Heidi Taillefer : Au pays de Heidi
Arts visuels

Heidi Taillefer : Au pays de Heidi

Le Cirque du Soleil nous présente Vicissitudes, une exposition de Heidi Taillefer dont on ne sort pas tout à fait indemne.

Si elle est davantage reconnue pour ses toiles denses, colorées et délirantes d’inspiration biomécanique ainsi que pour l’affiche du spectacle Dralion, c’est de tout autre chose que nous parle ici Heidi Taillefer. C’est dans un très bel espace utilisé comme laboratoire d’exploration, niché au centre névralgique du Cirque du Soleil, que l’artiste expose une partie de son imaginaire assez difficilement exposable en galerie. Rencontre fructueuse entre Éros et Thanatos.

VICISSITUDES

C’est au retour d’un voyage en Inde que tout a commencé. Une chute de chameau près de la frontière indo-pakistanaise lui ayant fracturé le bras droit – celui qui peint -, Taillefer doit porter un impressionnant appareil métallique pour garder les os en place. C’est de cette soumission forcée aux contingences matérielles de la vie que les œuvres ont vu le jour. Vicissitudes traite du processus de croissance, d’éveil et de libération cher à la philosophie bouddhiste. Vingt-cinq des vingt-six œuvres de l’exposition sont des tableaux-collages et des sculptures.

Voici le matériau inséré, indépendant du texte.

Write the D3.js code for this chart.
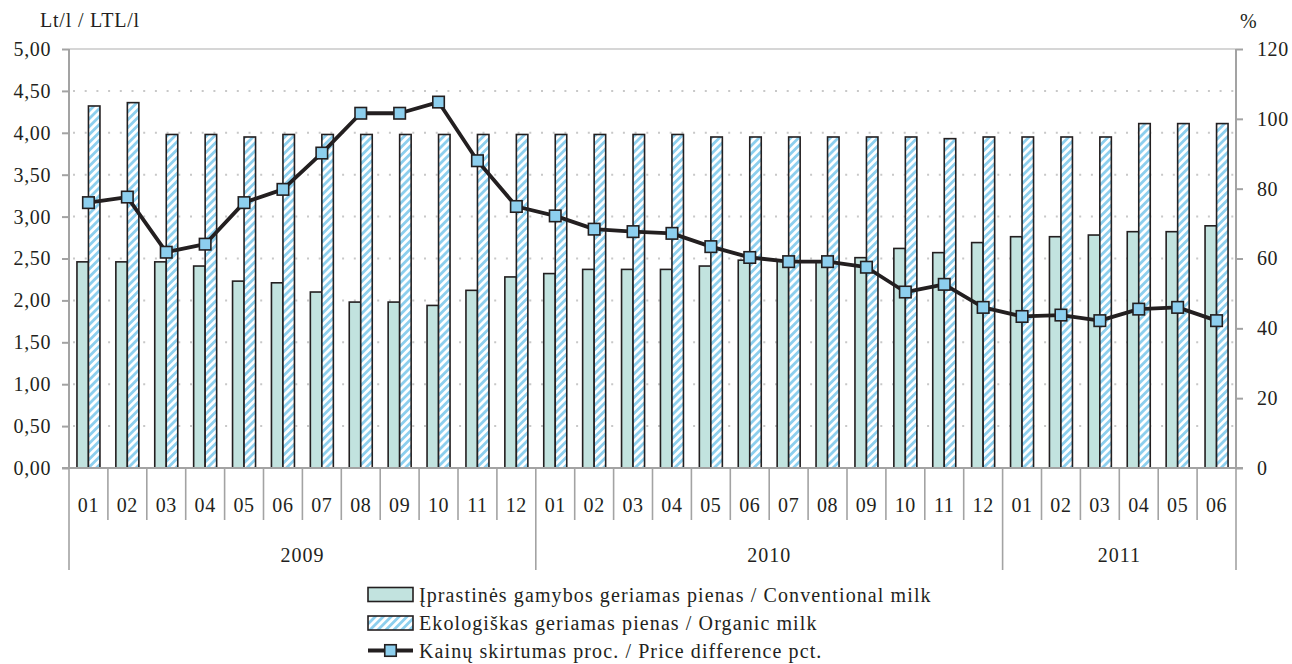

La vingt-sixième est une sorte de roman-photo, composé de trente photographies peintes: Objects in Mirror Are Closer Than They Appear.

Si la délicatesse esthétique de l’artiste, son attention aux détails, ses préoccupations face à la condition animale et sa fascination pour les rouages et autres pièces mécaniques sont toujours omniprésentes, c’est sa manière de travailler les motifs qui surprend. Crâne humain finement peint et ornementé, engrenages dans des poissons séchés ressemblant à des bijoux dans un écrin, animaux morts coulés dans de l’époxyde, pluie de coccinelles, sexes de femmes étranges (ou est-ce des têtes de poupées?) où sont greffés des cheveux synthétiques et sur lesquels se posent des libellules. Côtoyant des peintures d’angelots pas très asexués, même ledit appareil réducteur de fractures y est. Ça aurait pu être glauque, ça ne l’est pas du tout: on est bien davantage du côté d’un lyrisme syncrétique frôlant le baroque.

MIROIR, MIROIR

Dans le bouddhisme tibétain, on appelle bardo la période entre la mort et la renaissance. Il s’agit d’un état de réalité suspendue dans lequel une série d’occasions est offerte aux défunts d’identifier la vraie nature de la réalité. Si les personnes décédées sont alors capables de reconnaître leurs visions confuses et effrayantes comme leurs propres projections mentales, le cycle infini de naissance et de mort sera surmonté.

Faisant écho à la première série d’œuvres accrochée juste devant elle, la suite Objects in Mirror Are Closer Than They Appear est une métaphore en forme de narration. Une créature féminine se trouve entre la mort et la naissance. Vient ensuite sa naissance, sous le capot d’une vieille Porsche 911. Prenant lentement conscience d’elle-même, elle remarque l’appareil mécanique fixé à son bras et s’identifie de plus en plus avec la voiture. Oscillant entre deux vies (et deux voitures), la créature nouvellement née prend conscience de son altérité, devient de plus en plus mécanisée, vit les premiers émois du désir, le rejet, la colère, la dévastation, le pardon puis le renoncement. Ainsi, elle peut mourir et recommencer un cycle nouveau, jusqu’à la libération finale de la peur et de la souffrance. Oui, elle joue avec notre tête, Heidi Taillefer, et elle le fait extrêmement bien.